Keeping with the theme of vulnerable prisoners, Craig Stafford discusses the cases of female drunkenness in Strangeways Prison, Manchester, between 1869 and 1875. During the 19th century there was considerable disquiet around the problem of drunkenness in the growing towns and cities, and female drunkenness specifically was the cause of heightened concern. Drawing on Strangeways Prison Registers for females and using the borough of Salford as a case study, Stafford analyses how these concerns were manifest at a local level. He looks at the impact of committals for drunkenness for the prison system and, moreover, at the social and economic factors that impacted on those women who were imprisoned for drunkenness related offences. Despite the fact that women’s insobriety was constructed as a moral issue, in reality their incarceration was driven by the combined factors of poverty and intensive policing.

Bringing the discussion of women prisoners into the 20th century, Chris Holligan examines the experiences of suffragette prisoners in Perth Prison, Scotland, between 1909 and 1914. Historical studies have tended to focus on the suffragette movement in London, effectively ‘silencing’ the experiences of suffragettes outside of the capital. Using prison files for Scottish suffragette prisoners Holligan focuses on the cases of four women — Maude Edwards, Arabella Scott, Frances Gordon and Janet Arthur — discussing other ways through which suffragettes were ‘silenced’ by the state. ‘Physical’ silencing occurred via their imprisonment and the communicative isolation (ie. the denial of the right to associate with other prisoners and the withholding of written communication with family and comrades outside the prison) that was imposed upon them. Additionally, the construction of the suffragettes as degenerate and threats to the national wellbeing, served to symbolically isolate and silence them further.

The focus then shifts from experiences of incarceration, to popular representations of imprisonment. In his article Alex Tepperman discusses the importance of Hollywood portrayals of prisoner uprisings, during the 1930s, in shaping a collective memory of prisoners as (a)political actors. Whilst many Hollywood writers attempted to present ‘real life’ depictions of prison life, Tepperman argues that, aside from a small number of exceptions, they misrepresented prison disturbances as apolitical actions instigated by escape attempts, rather than as meaningful efforts by prisoners to improve standards and conditions within the prison. Further, he discusses how this misrepresentation had a significant impact upon cultural understandings, obscured prisoners’ appeals for systemic improvements and absolved state officials of responsibility.

The penultimate article in this edition, by Thomas Guiney, examines the 1959 white paper, Penal Policy in a Changing Society. Guiney argues that this paper represented the pinnacle of the ‘rehabilitative ideal’ in post war criminal justice policy in England and Wales. He looks in particular at the impact of the rehabilitative focus on the subsequent prison building programme during the late 1950s and 1960s. He examines the policy making process, from the practical and ideological considerations that justified investment in new prisons, to the penal policy debates and socioeconomic conditions that shaped the delivery of the building programme in practice.

Helen Elfleet’s article on gender responsive governance in women’s prisons provides a fitting conclusion to this edition.
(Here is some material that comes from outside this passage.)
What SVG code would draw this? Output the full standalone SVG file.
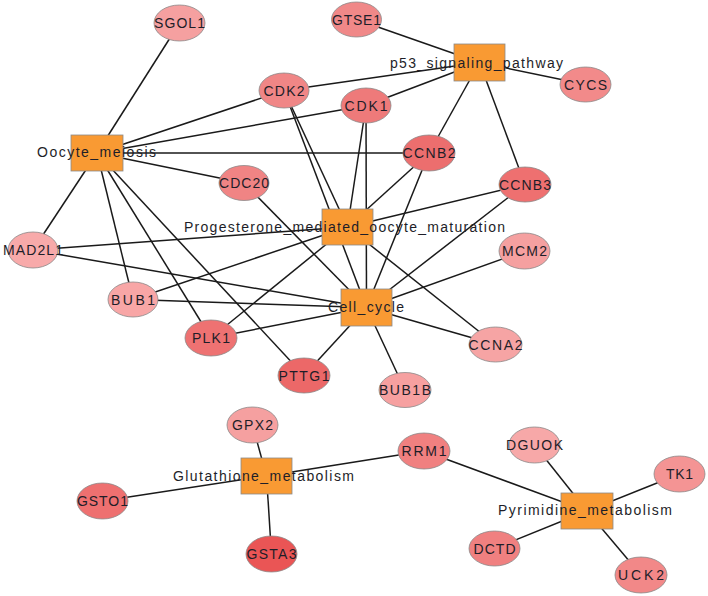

She examines both the work of 19th century penal reformer Elizabeth Fry and the 21st century report on women prisoners with vulnerabilities by Baroness Jean Corston (2007), providing an analysis of the ideological and discursive continuities between the proposals of these two influential female reformers. Specifically, she identifies: how women prisoners were, and are, constructed as having intrinsic deficiencies that must be addressed for reform or rehabilitation to occur; how gender specific reformist / rehabilitation regimes were and are presented as ‘gentle’ or ‘benign’; and that women prisoners were, and are, expected to take personal responsibility for their own reformation by embracing and endorsing these regimes. She concludes that such regimes, whilst rendered as ‘personally empowering’ for women, in effect serve broader social, economic and political interests.